Let's take a look at Pinot Grigio...Some of the facts might surprise you, and you can impress your friends with your wine knowledge whilst sipping a cold glass or two!
1. PINOT GRIGIO GRAPES DON'T ORIGINATE IN ITALY
Like Prosecco or Prosecco Rosé, Pinot Grigio is a wine type synonymous with Italy.
While the Pinot Grigio style of wine originated in Italy, the Pinot Grigio grape variety itself (the type of grapes the wine is made from) was in fact born in Burgundy, France, where they are called “Pinot Gris.”
The typical Italian Pinot Grigio - a light, crisp, and floral wine - was certainly invented in Italy, particularly in the cooler North-Eastern parts of the country, mainly Veneto - but also Lombardy, Friuli, Trentino, and Alto Adige.
This style of white has become so popular among wine drinkers worldwide that many other countries have joined the Pinot Grigio craze and started producing it.
Outside of Italy, Pinot Grigio is now predominantly made in California, Australia and Slovenia.
2. PINOT GRIGIO GRAPES ARE NOT WHITE
Pinot Gris grapes are a mutation of the red grape Pinot Noir. The skin of Pinot Gris grapes have a distinctive greyish blue, slightly pink colour, hence its name.
The French refer to the grape type as Pinot Gris, and the most famous examples of Pinot Gris wines are made in Alsace, a cooler Northern wine region of France.
In line with their descriptive precise naming habits, the Germans call it Grauburgunder, or ‘the grey grape from Burgundy’.
When growing the grape in Italy, the Italians simply translated its name to Pinot Grigio.

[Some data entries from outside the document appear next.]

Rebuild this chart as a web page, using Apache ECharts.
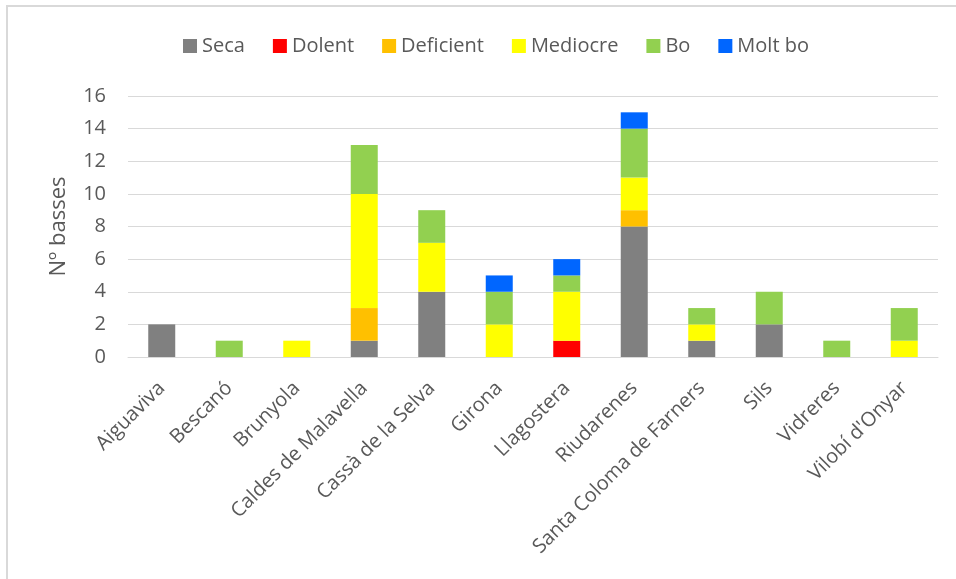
<!DOCTYPE html>
<html>
<head>
<meta charset="utf-8">
<script src="https://cdn.jsdelivr.net/npm/echarts@6/dist/echarts.min.js"></script>
<style>
  html, body { margin: 0; padding: 0; background: #fff; }
  #main { width: 956px; height: 579px; }
</style>
</head>
<body>
<div id="main"></div>
<script>
// dades
var municipis = ['Aiguaviva', 'Bescanó', 'Brunyola', 'Caldes de Malavella', 'Cassà de la Selva',
  'Girona', 'Llagostera', 'Riudarenes', 'Santa Coloma de Farners', 'Sils', 'Vidreres', "Vilobí d'Onyar"];
var seca      = [2, 0, 0, 1, 4, 0, 0, 8, 1, 2, 0, 0];
var dolent    = [0, 0, 0, 0, 0, 0, 1, 0, 0, 0, 0, 0];
var deficient = [0, 0, 0, 2, 0, 0, 0, 1, 0, 0, 0, 0];
var mediocre  = [0, 0, 1, 7, 3, 2, 3, 2, 1, 0, 0, 1];
var bo        = [0, 1, 0, 3, 2, 2, 1, 3, 1, 2, 1, 2];
var moltBo    = [0, 0, 0, 0, 0, 1, 1, 1, 0, 0, 0, 0];

var noms = ['Seca', 'Dolent', 'Deficient', 'Mediocre', 'Bo', 'Molt bo'];
var colors = ['#808080', '#ff0000', '#ffc000', '#ffff00', '#92d050', '#0066ff'];
var valors = [seca, dolent, deficient, mediocre, bo, moltBo];

var myChart = echarts.init(document.getElementById('main'));

var series = noms.map(function (n, i) {
  return {
    name: n,
    type: 'bar',
    stack: 'total',
    barWidth: 27,
    itemStyle: { color: colors[i] },
    data: valors[i].map(function (v) { return v === 0 ? null : v; })
  };
});

var option = {
  animation: false,
  textStyle: { fontFamily: 'Open Sans' },
  graphic: [{
    type: 'rect',
    shape: { x: 7, y: 6, width: 1200, height: 1000 },
    style: { fill: 'none', stroke: '#d9d9d9', lineWidth: 2 }
  }],
  legend: {
    top: 31,
    left: 178,
    itemWidth: 14,
    itemHeight: 14,
    itemGap: 28,
    icon: 'rect',
    textStyle: { fontSize: 20, color: '#595959' },
    data: noms
  },
  grid: { left: 128, right: 18, top: 96, bottom: 222 },
  xAxis: {
    type: 'category',
    data: municipis,
    axisLine: { lineStyle: { color: '#d9d9d9', width: 1 } },
    axisTick: { show: false },
    axisLabel: { rotate: 45, interval: 0, fontSize: 20, color: '#595959', margin: 28 }
  },
  yAxis: {
    type: 'value',
    min: 0,
    max: 16,
    interval: 2,
    name: 'Nº basses',
    nameLocation: 'middle',
    nameGap: 58,
    nameTextStyle: { fontSize: 22, color: '#595959' },
    axisLine: { show: false },
    axisTick: { show: false },
    axisLabel: { fontSize: 20, color: '#595959', margin: 22 },
    splitLine: { lineStyle: { color: '#d9d9d9', width: 1 } }
  },
  series: series
};

myChart.setOption(option);
</script>
</body>
</html>
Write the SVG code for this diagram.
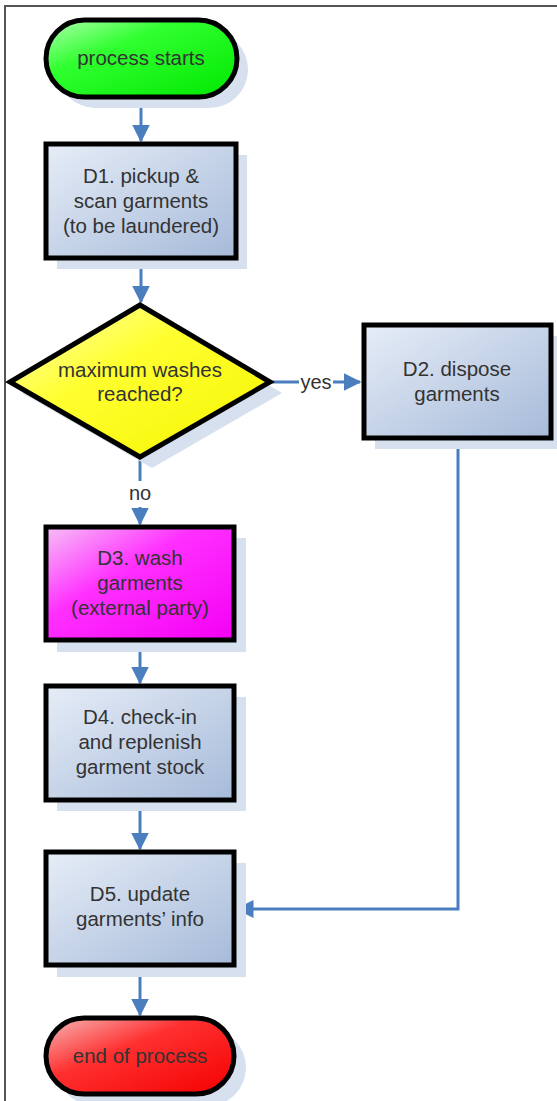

3. PINOT GRIGIO WINES ARE NOT THE SAME AS PINOT GRIS
Although the grapes used to make both are virtually identical, the style of winemaking is what sets these two varietals apart.
They’re different in the sense that Pinot Gris winemakers opt for much riper grapes, offering a more full-bodied, drier, and richer experience.
In contrast, the Italians harvest the wine slightly earlier in the season, giving Pinot Grigio wine a fresher and crisper finish, making Pinot Grigio the perfect summer white wine.
The final taste of a wine also changes based on the “terroir” (the environment in which the grape is grown).
It’s no surprise that Pinot Grigios vary in taste, then, as they are grown in such varying landscapes, from Northern Italy to the Californian coast.
While Pinot Grigios grown in Northern Italy are more acidic and dry in texture, those grown in California benefit from a hotter, drier climate and different soil, giving the wine greater depth and fruitiness, bordering on the style of unoaked Chardonnay.
WHAT'S SPECIAL ABOUT SEA CHANGE PINOT GRIGIO?
Our Sea Change Pinot Grigio is a wonderful example of this popular grape variety from Northern Italy.
Famed for its bright citrus flavours, zippy acidity and refreshing minerality, it's easy to see why Pinot Grigio is so in demand.
Far from the warmth of the Mediterranean, it is the Alpine climate of the Friuli Venezia Giulia region that gives Sea Change Pinot Grigio the freshness that we all love. It’s also the reason why it is such a good food match, or to keep it simple, served ice cold whilst basking in some warm summer sun!
Sea Change Pinot Grigio is full of bright citrus fruit: the zest of ripe lemons is married beautifully with the delicate floral notes of Jasmine and Orange Blossom.
On the palate, the wine’s lively acidity and underlying minerality make it mouth-wateringly moreish.
WHAT ABOUT PINOT GRIGIO ROSÉ?
For those that love Pinot Grigio but also appreciate a pale pink rosé, Pinot Grigio rosé provides the best of both worlds.
Pinot Grigio rosés vary in taste but tend to lean towards the drier side with subtle notes of citrus.
Sea Change Pinot Grigio Rosé is a wonderfully refreshing and vibrant dry rosé. Packed full of rich summer fruit with balanced acidity and a delicate floral nose - it's a real crowd-pleaser.
We’ve combined everything we love from Pinot Grigio with the fruity and flavoursome characteristics of rosé.
This is a wine that can be enjoyed on its own or as a great match to many food pairings.